7 Best Practices for Your Next Innovation Training Session

Woman presenting to a a group sitting around a conference table.
Working together means more creativity.

Teaching people to think creatively may feel like a freeform exercise, and it can be. But even the loosest session will benefit from adherence to some best practices. Here’s how to ensure any innovation workshop is both creative and productive.

Decide The Goals First

Ideally, before everyone takes a seat, they should know what the goal of the workshop is. Locking in a goal beforehand will give the session a useful overall focus, even when you’re in the early stages of innovation. It will also get the creativity of each attendee working; chewing over a goal for a day or two means the thinking starts much earlier.

Appoint A Facilitator

Someone needs to run the workshop, and it doesn’t necessarily have to be you. A facilitator is someone who maintains the overall structure of the workshop, who runs the activities that are necessary, and who pulls out both a pen and paper to take notes and a stopwatch to keep people on target. Look for someone who embraces this role and can roll with structural changes as needed.

Choose The Right Stakeholders

Another important factor is a mix of stakeholders. Even for internal discussions, it shouldn’t be just one department in the room. This limits perspectives and it may result in missing crucial information; if there’s a challenge of which only one department might be aware, you need that department in the room.

Pick A Good Space

When holding the workshop, pick a space that has everything you need; equipment, seating, and so on. It should have enough room so everyone can be comfortable, but it should also lack distractions so everyone stays fully engaged. If you keep finding your team pulled away in the office, book a function room or a hotel conference room.

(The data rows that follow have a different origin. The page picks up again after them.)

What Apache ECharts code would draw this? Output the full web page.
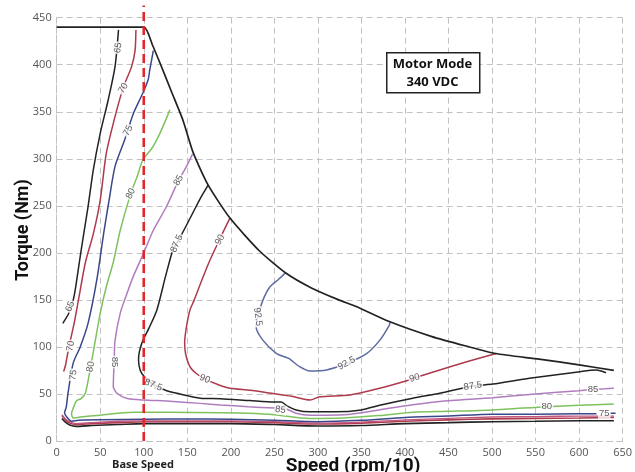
<!DOCTYPE html>
<html>
<head>
<meta charset="utf-8">
<script src="https://cdn.jsdelivr.net/npm/echarts@6/dist/echarts.min.js"></script>
<style>
  html, body { margin: 0; padding: 0; background: #fff; }
  #chart { width: 635px; height: 472px; }
</style>
</head>
<body>
<div id="chart"></div>
<script>
// Axis ticks
const speedTicks = { min: 0, max: 650, step: 50 };
const torqueTicks = { min: 0, max: 450, step: 50 };

// Base speed marker (rpm/10) and its top reach
const baseSpeed = [[100, 0], [100, 463]];

// Peak torque / power envelope
const envelope = [[0,440],[100,440],[110,421],[119,401],[132,371],[145,341],[157,306],[174,272],[199,237],[233,202],[264,178],[292,163],[324,150],[344,143],[382,127],[431,111],[470,101],[504,93],[554,87],[600,81],[640,75]];

// Efficiency contours (speed, torque)
const eff65Upper = [[71,437],[67,398],[59,362],[50,327],[42,288],[36,249],[30,214],[26,190],[22,165],[19,150],[14,136],[7,125]];
const eff65Lower = [[6,24],[10,20],[15,17],[22,15.5],[40,16.5],[70,17.5],[100,18.5],[150,18.5],[200,18.5],[250,17.5],[300,16],[350,16.5],[400,18.5],[450,19.5],[500,20.5],[550,21],[600,21.5],[640,21.5]];
const eff70Upper = [[91,437],[90,415],[86,398],[77,377],[69,352],[57,306],[50,256],[42,220],[33,190],[25,150],[20,125],[15,104],[12,90],[10,80],[8,74]];
const eff70Lower = [[6,27],[10,22.5],[15,19],[22,17.5],[40,18.5],[70,19.5],[100,20.5],[150,20.5],[200,20.5],[250,19.5],[300,18],[350,19],[400,21],[450,22.5],[500,23.5],[550,24],[600,24.5],[640,25]];
const eff72Lower = [[6,28],[10,23.5],[16,20],[22,18.5],[40,19.5],[70,21],[100,21.5],[150,21.5],[200,21.5],[250,20.5],[300,19],[350,20],[400,22.5],[450,24],[500,25.5],[550,26],[600,26.5],[640,26.5]];
const eff75 = [[111,415],[107,395],[105,384],[99,370],[88,348],[78,320],[67,292],[60,255],[54,221],[46,171],[36,125],[27,100],[19,83],[13,51],[11,36],[9,30],[12,25],[17,21],[25,22],[50,22.5],[100,23],[150,23.5],[200,23],[250,22],[300,20.5],[350,22],[400,25],[450,26.5],[500,28.5],[550,28.5],[600,29],[620,29]];
const eff75Tail = [[636,29.5],[642,29.5]];
const eff80 = [[130,352],[120,330],[110,312],[99,299],[92,280],[85,263],[73,224],[65,190],[57,164],[50,136],[44,105],[39,79],[33,51],[28,45],[23,43],[19,35],[17,29],[19,24.5],[27,25.5],[50,27.5],[88,30.5],[130,30.5],[188,30],[220,29.5],[250,28],[290,24],[330,24.5],[370,27],[409,30.5],[450,31.5],[501,33],[563,36.5],[600,38],[640,39.3]];
const eff85 = [[156,305],[148,290],[140,277],[126,249],[111,224],[100,200],[88,175],[80,155],[73,136],[67,107],[66,84],[65,58],[69,51],[80,45.5],[100,43.5],[126,42.5],[165,40],[188,38.3],[220,36.5],[250,35],[262,34.5],[275,29.5],[291,27.5],[330,28],[370,33],[409,38.5],[440,42],[501,46],[550,50],[600,53.5],[616,55],[630,55.5],[640,56]];
const eff875 = [[174,272],[165,258],[155,240],[138,210],[134,205],[125,175],[115,139],[106,120],[99,107],[95,95],[94,86],[96,75],[101,68],[111,60],[125,54],[138,50.7],[165,45.5],[188,45],[222,43],[250,41.5],[258,41.5],[265,37],[275,33],[291,31],[320,31],[350,33],[371,38],[409,45.5],[440,50.7],[478,58.4],[501,60.5],[543,66.6],[601,73.7],[620,75.4],[631,72.6]];
const eff90 = [[199,237],[190,220],[187,214],[175,190],[165,167],[158,150],[153,139],[149,121],[147,105],[148,93],[153,79],[160,72],[170,66],[185,60],[199,56],[222,54],[245,51],[270,47.5],[291,43.6],[302,47],[337,49],[371,56],[405,64.8],[411,67],[440,75.5],[470,84],[505,93]];
const eff925 = [[263,179],[255,172],[245,164],[237,150],[231,132],[229,121.5],[237,107],[252.6,93],[266,88],[279,79],[291,74.4],[310,75.5],[333,82.6],[356,93],[371,107],[382,123],[383,126.5]];

// Contour level labels: [text, speed, torque, rotation]
const contourLabels = [
  ['65', 70.5, 418, 82], ['65', 15.5, 143, 70],
  ['70', 76.5, 375, 58], ['70', 16, 101, 80],
  ['75', 82, 330, 62], ['75', 19, 70, 80], ['75', 629, 29, 0],
  ['80', 85, 263, 64], ['80', 39, 79, 78], ['80', 563, 36.5, 0],
  ['85', 140, 277, 60], ['85', 66, 84, -90], ['85', 257, 33, -8], ['85', 616, 55, 0],
  ['87.5', 138, 210, 66], ['87.5', 111, 59.5, -22], ['87.5', 478, 58.4, 8],
  ['90', 187.5, 214, 62], ['90', 170, 66, -24], ['90', 411, 67, 16],
  ['92.5', 231, 132, -82], ['92.5', 333, 82.6, 28]
];

const colBlack = '#222222';
const colRed = '#ad3a4c';
const colNavy = '#3b4789';
const colGreen = '#7ec25e';
const colPurple = '#b07cc0';
const colSlate = '#5e6ba0';
const colPink = '#c2567e';

function contour(data, color, width) {
  return {
    type: 'line', data: data, showSymbol: false, symbol: 'none',
    smooth: 0.25, lineStyle: { color: color, width: width || 1.5 },
    silent: true, z: 3
  };
}

const chart = echarts.init(document.getElementById('chart'), null, { renderer: 'canvas' });

const tickFont = { color: '#555', fontSize: 11, fontFamily: 'Open Sans' };
const dashStyle = { color: '#c2c2c2', type: [6, 4], width: 1 };
const boxFont = { fontFamily: 'Open Sans', fontWeight: 'bold', fontSize: 13, fill: '#111', textAlign: 'center', textVerticalAlign: 'middle' };
const titleFont = { fontFamily: 'Roboto', fontWeight: 'bold', fill: '#111', textAlign: 'center', textVerticalAlign: 'middle' };

chart.setOption({
  animation: false,
  backgroundColor: '#fff',
  grid: { left: 56.7, right: 12, top: 17.7, bottom: 31 },
  xAxis: {
    type: 'value', min: speedTicks.min, max: speedTicks.max, interval: speedTicks.step,
    axisLine: { show: true, lineStyle: dashStyle }, axisTick: { show: false },
    axisLabel: Object.assign({ margin: 6 }, tickFont),
    splitLine: { show: true, lineStyle: dashStyle }
  },
  yAxis: {
    type: 'value', min: torqueTicks.min, max: torqueTicks.max, interval: torqueTicks.step,
    axisLine: { show: true, lineStyle: dashStyle }, axisTick: { show: false },
    axisLabel: Object.assign({ margin: 5 }, tickFont),
    splitLine: { show: true, lineStyle: dashStyle }
  },
  graphic: [
    { type: 'rect', left: 386, top: 52, z: 100, shape: { width: 93, height: 40 },
      style: { fill: '#fff', stroke: '#222', lineWidth: 1.5 } },
    { type: 'text', x: 432.5, y: 64, z: 101, style: Object.assign({ text: 'Motor Mode' }, boxFont) },
    { type: 'text', x: 432.5, y: 82, z: 101, style: Object.assign({ text: '340 VDC' }, boxFont) },
    { type: 'text', x: 143, y: 465, z: 100, style: { text: 'Base Speed', fontFamily: 'Open Sans', fontWeight: 'bold', fontSize: 11, fill: '#222', textAlign: 'center', textVerticalAlign: 'middle' } },
    { type: 'text', x: 353, y: 466, z: 100, style: Object.assign({ text: 'Speed (rpm/10)', fontSize: 19 }, titleFont) },
    { type: 'text', x: 23, y: 230, rotation: Math.PI / 2, z: 100, style: Object.assign({ text: 'Torque (Nm)', fontSize: 18 }, titleFont) }
  ],
  series: [
    contour(eff65Lower, colBlack, 1.6),
    contour(eff70Lower, colRed, 1.6),
    contour(eff72Lower, colPink, 1.3),
    contour(eff65Upper, colBlack),
    contour(eff70Upper, colRed),
    contour(eff75, colNavy),
    contour(eff75Tail, colNavy),
    contour(eff80, colGreen),
    contour(eff85, colPurple),
    contour(eff875, colBlack),
    contour(eff90, colRed),
    contour(eff925, colSlate),
    {
      type: 'line', data: envelope, showSymbol: false, symbol: 'none', smooth: 0.2,
      lineStyle: { color: colBlack, width: 1.7 }, silent: true, z: 4
    },
    {
      type: 'scatter', symbolSize: 0, silent: true, z: 5,
      data: contourLabels.map(function (l) {
        return { value: [l[1], l[2]], name: l[0], label: { rotate: l[3] } };
      }),
      label: {
        show: true, position: 'inside', formatter: '{b}',
        fontSize: 9.5, fontFamily: 'Liberation Sans', color: '#333',
        backgroundColor: '#fff', padding: [0, 1]
      }
    },
    {
      type: 'line', data: baseSpeed, showSymbol: false, symbol: 'none', clip: false,
      lineStyle: { color: '#e4262b', width: 2.6, type: [9, 5] }, silent: true, z: 6
    }
  ]
});
</script>
</body>
</html>
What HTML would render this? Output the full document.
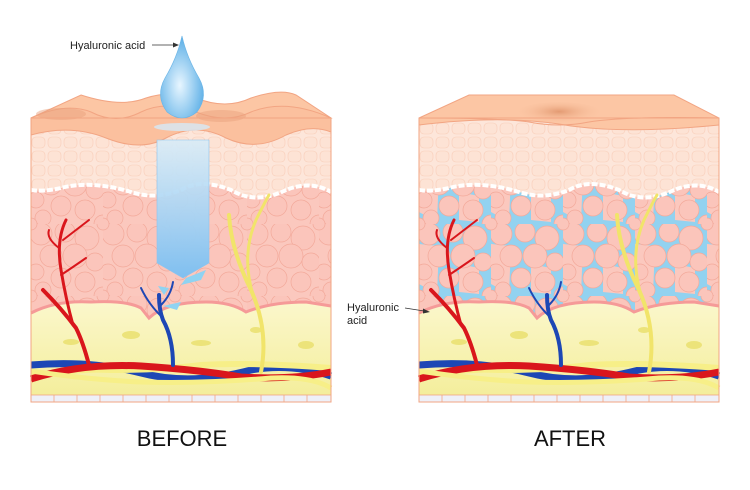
<!DOCTYPE html>
<html><head><style>
body{margin:0;background:#fff;width:750px;height:485px;overflow:hidden;font-family:"Liberation Sans",sans-serif}
</style></head><body>
<svg width="750" height="485" viewBox="0 0 750 485" xmlns="http://www.w3.org/2000/svg">
<defs>
<g id="cellset">
<circle cx="10" cy="10" r="11"/><circle cx="34" cy="8" r="10"/><circle cx="56" cy="14" r="12"/>
<circle cx="20" cy="32" r="11"/><circle cx="44" cy="32" r="12"/><circle cx="5" cy="48" r="8"/>
<circle cx="64" cy="38" r="9"/><circle cx="30" cy="54" r="10"/><circle cx="54" cy="58" r="10"/>
<circle cx="12" cy="66" r="8"/><circle cx="72" cy="72" r="9"/><circle cx="0" cy="0" r="6"/><circle cx="72" cy="0" r="6"/><circle cx="0" cy="72" r="6"/>
</g>
<pattern id="cellsA" width="72" height="72" patternUnits="userSpaceOnUse">
<rect width="72" height="72" fill="#fbc8be"/>
<use href="#cellset" fill="#fbc5bb" stroke="#f3a99a" stroke-width="0.7"/>
</pattern>
<pattern id="cellsB" width="72" height="72" patternUnits="userSpaceOnUse">
<rect width="72" height="72" fill="#92d2f0"/>
<path d="M0,20 L20,22 L18,70 L0,60 Z M40,40 L60,44 L60,70 L40,68 Z" fill="#fbc8be"/>
<use href="#cellset" fill="#fbc5bb" stroke="#f3a99a" stroke-width="0.7"/>
</pattern>
<pattern id="cellsE" width="16" height="14" patternUnits="userSpaceOnUse">
<rect width="16" height="14" fill="#fde6da"/>
<rect x="1" y="1" width="13" height="11" rx="4" fill="#fde3d5" stroke="#f8cdb8" stroke-width="0.6"/>
</pattern>
<linearGradient id="fat" x1="0" y1="0" x2="0" y2="1"><stop offset="0" stop-color="#fbf7cc"/><stop offset="1" stop-color="#f4ee9c"/></linearGradient>
<linearGradient id="col" x1="0" y1="0" x2="0" y2="1"><stop offset="0" stop-color="#d8ecf8" stop-opacity=".9"/><stop offset="1" stop-color="#7fbff0"/></linearGradient>
<radialGradient id="drop" cx="0.45" cy="0.6" r="0.6"><stop offset="0" stop-color="#e8f6ff"/><stop offset="1" stop-color="#5aaee6"/></radialGradient>
<radialGradient id="dip" cx="0.5" cy="0.4" r="0.5"><stop offset="0" stop-color="#e39a72"/><stop offset="1" stop-color="#fcc6a4" stop-opacity="0"/></radialGradient>
<g id="lower">
<path d="M0,233 Q25,220 60,222 Q95,220 110,228 L118,238 Q135,222 175,222 Q200,222 215,232 Q240,222 275,222 L300,226 L300,315 L0,315 Z" fill="url(#fat)"/>
<path d="M0,233 Q25,220 60,222 Q95,220 110,228 L118,238 Q135,222 175,222 Q200,222 215,232 Q240,222 275,222 L300,226" fill="none" stroke="#f59a98" stroke-width="3"/>
<g fill="#ece37a"><ellipse cx="40" cy="262" rx="8" ry="3"/><ellipse cx="100" cy="255" rx="9" ry="4"/><ellipse cx="170" cy="263" rx="10" ry="3"/><ellipse cx="275" cy="265" rx="8" ry="4"/><ellipse cx="225" cy="250" rx="6" ry="3"/></g>
<path d="M0,285 Q60,280 110,293 Q160,306 220,290 Q260,283 300,296" stroke="#1d47b5" stroke-width="7" fill="none"/>
<path d="M0,297 Q40,288 80,290 Q130,290 170,285 Q220,282 300,288" stroke="#f7ef88" stroke-width="6" fill="none"/>
<path d="M0,299 Q50,283 110,286 Q170,290 210,297 Q260,300 300,292" stroke="#d9161c" stroke-width="7" fill="none"/>
<path d="M0,291 Q60,300 110,302 Q170,304 240,298 Q280,296 300,308" stroke="#f7ef88" stroke-width="5" fill="none"/>
<g fill="none" stroke-linecap="round">
<path d="M58,285 Q52,262 45,248 Q30,228 12,210" stroke="#d9161c" stroke-width="4"/>
<path d="M42,245 Q35,220 30,190 Q25,160 35,140" stroke="#d9161c" stroke-width="3"/>
<path d="M30,195 Q45,185 55,178" stroke="#d9161c" stroke-width="2"/>
<path d="M28,168 Q15,158 18,150" stroke="#d9161c" stroke-width="2"/>
<path d="M32,160 Q45,150 58,140" stroke="#d9161c" stroke-width="2"/>
<path d="M142,285 Q142,258 132,240 Q128,230 128,215" stroke="#1d47b5" stroke-width="4"/>
<path d="M132,238 Q118,225 110,208" stroke="#1d47b5" stroke-width="2"/>
<path d="M130,225 Q140,215 142,202" stroke="#1d47b5" stroke-width="2"/>
<path d="M230,292 Q238,250 220,210 Q200,170 198,135" stroke="#f1e46a" stroke-width="4"/>
<path d="M222,215 Q210,175 225,140 Q235,120 238,115" stroke="#f1e46a" stroke-width="3"/>
</g>
<rect x="0" y="315" width="300" height="7" fill="#eef0f8" stroke="#f2a583" stroke-width="0.8"/>
<g stroke="#f2a583" stroke-width="0.8"><line x1="23" y1="315" x2="23" y2="322"/><line x1="46" y1="315" x2="46" y2="322"/><line x1="69" y1="315" x2="69" y2="322"/><line x1="92" y1="315" x2="92" y2="322"/><line x1="115" y1="315" x2="115" y2="322"/><line x1="138" y1="315" x2="138" y2="322"/><line x1="161" y1="315" x2="161" y2="322"/><line x1="184" y1="315" x2="184" y2="322"/><line x1="207" y1="315" x2="207" y2="322"/><line x1="230" y1="315" x2="230" y2="322"/><line x1="253" y1="315" x2="253" y2="322"/><line x1="276" y1="315" x2="276" y2="322"/></g>
</g>
</defs>

<g transform="translate(31,80)">
<rect x="0" y="38" width="300" height="200" fill="url(#cellsA)"/>
<path d="M0,55 Q40,44 75,58 Q110,72 135,58 Q165,42 195,58 Q225,72 255,55 Q280,44 300,52 L300,112 Q280,100 255,110 Q225,125 200,110 Q170,98 150,110 Q125,120 100,112 Q60,100 30,108 Q12,112 0,110 Z" fill="url(#cellsE)"/>
<path d="M0,110 Q12,112 30,108 Q60,100 100,112 Q125,120 150,110 Q170,98 200,110 Q225,125 255,110 Q280,100 300,112" stroke="#fff" stroke-width="4" stroke-dasharray="6,2" fill="none"/>
<path d="M0,38 L50,15 Q90,28 115,18 Q140,10 165,18 Q195,30 220,18 Q250,8 265,15 L300,38 Z" fill="#fcc6a4" stroke="#f2a583"/>
<path d="M0,38 Q35,22 60,32 Q85,45 110,32 Q135,20 165,32 Q195,44 220,32 Q255,18 300,38 L300,52 Q280,44 255,55 Q225,72 195,58 Q165,42 135,58 Q110,72 75,58 Q40,44 0,55 Z" fill="#fbc09e" stroke="#f2a583"/>
<ellipse cx="30" cy="34" rx="25" ry="6" fill="#e9a27d" opacity=".5"/><ellipse cx="190" cy="36" rx="25" ry="6" fill="#e9a27d" opacity=".5"/>
<use href="#lower"/>
<path d="M126,60 L178,60 L178,183 L152,198 L126,183 Z" fill="url(#col)" stroke="#8cc4ee" stroke-width="0.6"/>
<path d="M155,198 L175,190 L170,200 L150,205 Z M127,206 L138,208 L133,215 Z M132,226 L150,222 L146,230 Z" fill="#8fd3f2"/>
<rect x="0" y="38" width="300" height="284" fill="none" stroke="#f2a583"/>
</g>
<ellipse cx="182" cy="127" rx="28" ry="4" fill="#d6e8f6" opacity=".8"/>
<path d="M182,36 Q177,58 165,78 Q155,96 167,112 Q182,124 197,112 Q209,96 199,78 Q187,58 182,36 Z" fill="url(#drop)" stroke="#6ab4e6" stroke-width=".6"/>
<text x="70" y="49" font-size="11" fill="#222">Hyaluronic acid</text>
<line x1="152" y1="45" x2="174" y2="45" stroke="#333" stroke-width=".8"/><path d="M179,45 L173,42.5 L173,47.5 Z" fill="#333"/>

<g transform="translate(419,80)">
<rect x="0" y="38" width="300" height="200" fill="url(#cellsB)"/>
<path d="M0,45 Q80,35 140,44 Q200,55 300,45 L300,112 Q280,100 255,110 Q225,125 200,110 Q170,98 150,110 Q125,120 100,112 Q60,100 30,108 Q12,112 0,110 Z" fill="url(#cellsE)"/>
<path d="M0,110 Q12,112 30,108 Q60,100 100,112 Q125,120 150,110 Q170,98 200,110 Q225,125 255,110 Q280,100 300,112" stroke="#fff" stroke-width="4" stroke-dasharray="6,2" fill="none"/>
<path d="M0,38 L50,15 L255,15 L300,38 L300,45 Q200,55 140,44 Q80,35 0,45 Z" fill="#fcc6a4" stroke="#f2a583"/>
<path d="M0,38 Q80,38 110,42 Q140,48 170,42 Q210,36 300,38" fill="none" stroke="#f2a583"/>
<ellipse cx="140" cy="34" rx="45" ry="12" fill="url(#dip)"/>
<use href="#lower"/>
<rect x="0" y="38" width="300" height="284" fill="none" stroke="#f2a583"/>
</g>
<text x="347" y="311" font-size="11" fill="#222">Hyaluronic</text>
<text x="347" y="324" font-size="11" fill="#222">acid</text>
<line x1="405" y1="308" x2="424" y2="311" stroke="#333" stroke-width=".8"/><path d="M430,312 L423,308.5 L423,313.5 Z" fill="#333"/>

<text x="182" y="446" font-size="22" text-anchor="middle" fill="#111">BEFORE</text>
<text x="570" y="446" font-size="22" text-anchor="middle" fill="#111">AFTER</text>
</svg>
</body></html>
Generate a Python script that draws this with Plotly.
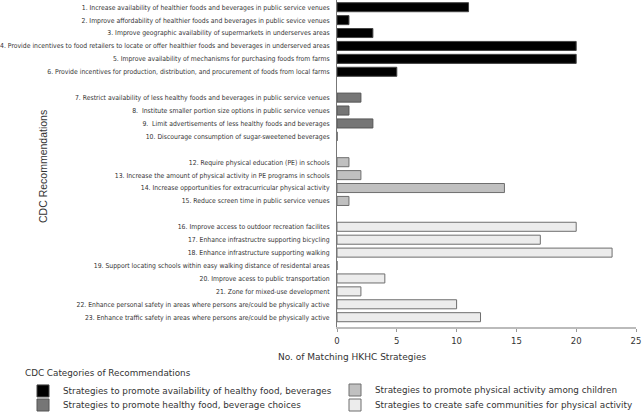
import plotly.graph_objects as go

# ---- data ----
category_names = [
    "Strategies to promote availability of healthy food, beverages",
    "Strategies to promote healthy food, beverage choices",
    "Strategies to promote physical activity among children",
    "Strategies to create safe communities for physical activity",
]
labels_food_availability = [
    "1. Increase availability of healthier foods and beverages in public service venues",
    "2. Improve affordability of healthier foods and beverages in public sevice venues",
    "3. Improve geographic availability of supermarkets in underserves areas",
    "4. Provide incentives to food retailers to locate or offer healthier foods and beverages in underserved areas",
    "5. Improve availability of mechanisms for purchasing foods from farms",
    "6. Provide incentives for production, distribution, and procurement of foods from local farms",
]
values_food_availability = [11, 1, 3, 20, 20, 5]

labels_food_choices = [
    "7. Restrict availability of less healthy foods and beverages in public service venues",
    "8.  Institute smaller portion size options in public service venues",
    "9.  Limit advertisements of less healthy foods and beverages",
    "10. Discourage consumption of sugar-sweetened beverages",
]
values_food_choices = [2, 1, 3, 0]

labels_pa_children = [
    "12. Require physical education (PE) in schools",
    "13. Increase the amount of physical activity in PE programs in schools",
    "14. Increase opportunities for extracurricular physical activity",
    "15. Reduce screen time in public service venues",
]
values_pa_children = [1, 2, 14, 1]

labels_safe_communities = [
    "16. Improve access to outdoor recreation facilites",
    "17. Enhance infrastructre supporting bicycling",
    "18. Enhance infrastructure supporting walking",
    "19. Support locating schools within easy walking distance of residental areas",
    "20. Improve acess to public transportation",
    "21. Zone for mixed-use development",
    "22. Enhance personal safety in areas where persons are/could be physically active",
    "23. Enhance traffic safety in areas where persons are/could be physically active",
]
values_safe_communities = [20, 17, 23, 0, 4, 2, 10, 12]

x_ticks = [0, 5, 10, 15, 20, 25]

groups = [
    (labels_food_availability, values_food_availability),
    (labels_food_choices, values_food_choices),
    (labels_pa_children, values_pa_children),
    (labels_safe_communities, values_safe_communities),
]
colors = ["#000000", "#767676", "#c0c0c0", "#ececec"]
line_colors = ["#444444", "#555555", "#6e6e6e", "#6e6e6e"]
legend_ids = ["legend", "legend2", "legend3", "legend4"]

# category order with blank spacer rows between groups
category_order = []
for i, (labs, _) in enumerate(groups):
    if i > 0:
        category_order.append(" " * i)
    category_order.extend(labs)

fig = go.Figure()
for i, (labs, vals) in enumerate(groups):
    fig.add_trace(go.Bar(
        y=labs, x=vals, orientation="h", name=category_names[i],
        marker=dict(color=colors[i], line=dict(color=line_colors[i], width=1)),
        width=0.7, legend=legend_ids[i],
    ))

W, H = 642, 412
L, R, T, B = 337, 6, 0, 85
pw, ph = W - L - R, H - T - B
n = len(category_order)
row = 12.917
top = -7.2 / row
bot = (n - 1) + (ph - 317.2) / row

def px_x(p):
    return (p - L) / pw

def px_y(p):
    return (H - B - p) / ph

leg_font = dict(size=8.8, color="#333333")

def leg(xp, yp, anchor="middle", title=None):
    d = dict(orientation="v", x=px_x(xp), xanchor="left", y=px_y(yp), yanchor=anchor,
             font=leg_font, bgcolor="rgba(0,0,0,0)", itemwidth=30,
             itemclick=False, itemdoubleclick=False)
    if title:
        d["title"] = dict(text=title, font=leg_font)
    return d

fig.update_layout(
    width=W, height=H,
    margin=dict(l=L, r=R, t=T, b=B, autoexpand=False),
    paper_bgcolor="white", plot_bgcolor="white",
    font=dict(family="DejaVu Sans, Verdana, sans-serif", size=8.5, color="#333333"),
    showlegend=True,
    legend=leg(23, 365, anchor="top", title="CDC Categories of Recommendations"),
    legend2=leg(23, 405),
    legend3=leg(335, 390),
    legend4=leg(335, 405),
    xaxis=dict(
        range=[0, 25], tickvals=x_ticks, showgrid=False, zeroline=False,
        showline=True, linecolor="#bbbbbb", linewidth=2,
        ticks="outside", ticklen=3, tickcolor="#999999", tickwidth=1,
        tickfont=dict(size=8.5, color="#333333"),
        ticklabelstandoff=2,
    ),
    yaxis=dict(
        type="category", categoryorder="array", categoryarray=category_order,
        range=[bot, top], showgrid=False, zeroline=False,
        showline=True, linecolor="#777777", linewidth=1,
        ticks="", ticklabelstandoff=5,
        tickfont=dict(family="DejaVu Sans Condensed, Liberation Sans Narrow, sans-serif",
                      size=6.8, color="#333333"),
    ),
    annotations=[
        dict(text="No. of Matching HKHC Strategies", xref="paper", yref="paper",
             x=px_x(352), y=px_y(357), xanchor="center", yanchor="middle",
             showarrow=False, font=dict(size=9, color="#333333")),
        dict(text="CDC Recommendations", xref="paper", yref="paper",
             x=px_x(43), y=px_y(167), xanchor="center", yanchor="middle",
             textangle=-90, showarrow=False,
             font=dict(family="Liberation Sans, Arial, sans-serif", size=10.5, color="#333333")),
    ],
)

fig.write_html("out.html", config={"displayModeBar": False},
               post_script="document.body.style.margin='0';document.body.style.padding='0';")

Man presenting to a group sitting around various tables.
Bring your team into focus.

Choose Some Questions

There are all sorts of ways to start the creative process, and one effective way is to start with a couple of questions tied to your goals. There are several ways to design these questions. One way is to ask a few “What if” questions. For example, “What if we lost our biggest client tomorrow?” or “What if one of our biggest competitors suddenly exits the industry?”

Another approach is a “How could we” question. Phrase your goals in the sense of how they might be achieved. “How might we double the revenue from sales in the space of a year?” “How might we launch an industry-leading podcast?”

Break The Ice

Launch with a task or game that gets everyone to relax. This can be as simple as everyone introducing themselves with something the group doesn’t know about them, or it can be a game that gets people talking. Don’t forget you can provide other icebreakers, like bringing people together for a meal.

Take Notes And Formulate Next Steps

Finally, take notes, or record, throughout the meeting and end by asking what some concrete next steps should be. That not only ends the meeting on an upbeat note, but it’ll help you keep track of the results and follow up with the rest of the team. Be sure to include them on your follow-up messages, as appropriate.